In the Wake of Tragedy
After the catastrophic March 11 earthquake and subsequent tsunami struck Japan, the Harvard Alumni Association assembled a Web page where alumni living in Japan could check in, send word that they were all right, and share their accounts of the disaster and its aftermath. Several survivors shared firsthand accounts; on March 19 (the most recent entry as of this writing), Yukari Fujita, M.T.S. ’96, posted an evocative account of the effects in the Japanese capital of Tokyo Electric Power Company's request that people throughout the country conserve energy because several nuclear reactors had been crippled.
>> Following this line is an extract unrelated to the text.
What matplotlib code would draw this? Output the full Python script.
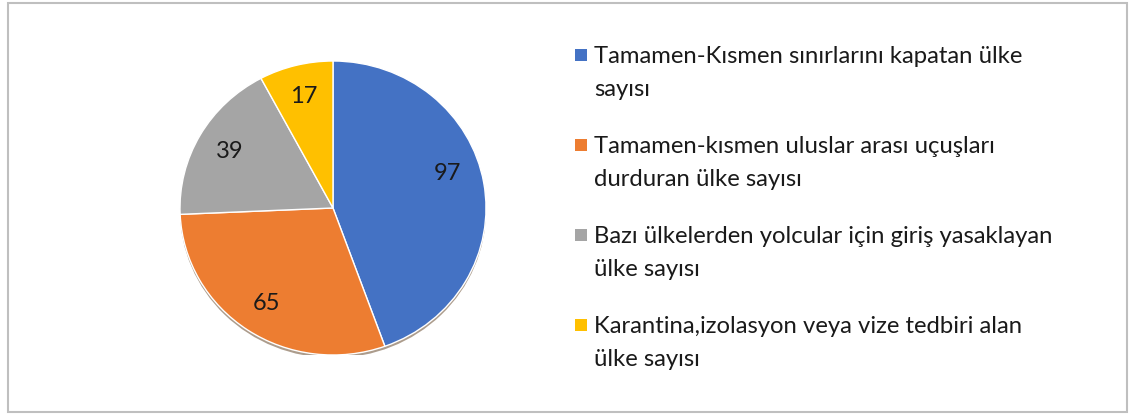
import matplotlib
matplotlib.use("Agg")
import matplotlib.pyplot as plt
from matplotlib.patches import Rectangle, Ellipse

plt.rcParams['font.family'] = ['Lato', 'DejaVu Sans']

categories = [
    "Tamamen-Kısmen sınırlarını kapatan ülke\nsayısı",
    "Tamamen-kısmen uluslar arası uçuşları\ndurduran ülke sayısı",
    "Bazı ülkelerden yolcular için giriş yasaklayan\nülke sayısı",
    "Karantina,izolasyon veya vize tedbiri alan\nülke sayısı",
]
values = [97, 65, 39, 17]
colors = ["#4472C4", "#ED7D31", "#A5A5A5", "#FFC000"]

W, H = 1134, 416
fig = plt.figure(figsize=(W / 100, H / 100), dpi=100)

# outer frame
fig.patches.append(Rectangle((8 / W, (H - 412) / H), (1127 - 8) / W, (412 - 3) / H,
                             transform=fig.transFigure, fill=False,
                             edgecolor="#BFBFBF", linewidth=1.5))

# pie axes (pixel placement)
cx, cy, rx, ry = 333, 208, 153, 147
ax = fig.add_axes([(cx - rx) / W, (H - cy - ry) / H, 2 * rx / W, 2 * ry / H])
shadow = Ellipse((0.0, -0.02), 2.0, 2.0, facecolor="#5a3a1a", alpha=0.5,
                 edgecolor="none", zorder=0)
ax.add_patch(shadow)
wedges, texts = ax.pie(values, colors=colors, startangle=90, counterclock=False,
                       radius=1.0, labels=[str(v) for v in values], labeldistance=0.78,
                       wedgeprops=dict(edgecolor="white", linewidth=1.0),
                       textprops=dict(fontsize=17, color="#1a1a1a", ha="center", va="center"))
for w in wedges:
    w.set_zorder(2)
for t in texts:
    t.set_zorder(3)
# Excel best-fit nudges the largest label slightly upward
x0, y0 = texts[0].get_position()
texts[0].set_position((x0 - 0.02, y0 + 0.1))
ax.set_aspect("auto")
ax.set_xlim(-1, 1)
ax.set_ylim(-1, 1)
ax.axis("off")

# legend (manual, marker aligned with first line)
leg_x_marker = 575
leg_x_text = 594
first_baseline = [63, 153, 243, 333]
line_gap = 33
for cat, col, yb in zip(categories, colors, first_baseline):
    fig.patches.append(Rectangle((leg_x_marker / W, (H - yb + 2) / H), 12 / W, 12 / H,
                                 transform=fig.transFigure, facecolor=col, edgecolor="none"))
    for i, line in enumerate(cat.split("\n")):
        fig.text(leg_x_text / W, (H - yb - i * line_gap) / H, line, fontsize=17.2,
                 color="#1a1a1a", ha="left", va="baseline",
                 transform=fig.transFigure)

fig.savefig("out.png", dpi=100)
Normal life is resuming, she writes, but people go home earlier on weekends, "as the city is too dark to enjoy nightlife." "The famous big TV screens in front of Shibuya station are all out," she notes, and it has become rarer to see senior citizens or mothers with children in public because most elevators and escalators are not working.
Separately, in a New York Times op-ed, assistant professor of history Ian Jared Miller remembered teaching school in the 1990s in the port town of Miyako (on the Sanriku Coast of northeastern Japan, very close to the quake's epicenter). Walking with some of his students to their home village, Miller had come upon a marker showing the high-water line from an earlier tsunami; he later learned that the Sanriku Coast had weathered tsunamis in 1896, 1933, and 1960. The piece is a haunting exploration of why the village is at such great risk ("The same steep valley walls and deep inlets that make Sanriku so beautiful also make its villages and towns especially hazardous. The valleys channel a tsunami's energy, pushing swells that are only a few feet high in the open ocean up to stunning heights.") and how it has fared with each tsunami (even state-of-the-art engineering was not enough to protect it this time). See Miller's faculty profile here; it notes, "He is also investigating the global history of tsunami and co-editing the first collection of essays on Japan's environmental history in English with Professors Brett L. Walker and Julia Adeney Thomas."
Interested in reading more about Japan? This article from the Harvard Magazine archives, a Forum by Reischauer professor of Japanese politics Susan J. Pharr, examines contemporary life in Japan prior to the earthquake. Pharr examined the paradox of the high quality of life Japan's citizens enjoyed—despite the country's weak economy—by looking at social, economic, and political factors.
Pharr will appear at the Harvard Kennedy School's JFK Jr. Forum on March 24 as part of a panel titled "Japan: The Earthquake and the Worldwide Aftershocks." Other panelists include Takeshi Hikihara, consul general of Japan, and Baker professor of public policy Herman "Dutch" Leonard. (Read Leonard's "preliminary observations" about the earthquake and its aftermath, posted March 12.)
The discussion begins at 6 p.m. The Forum streams events live on its website, and typically also posts archived video of events.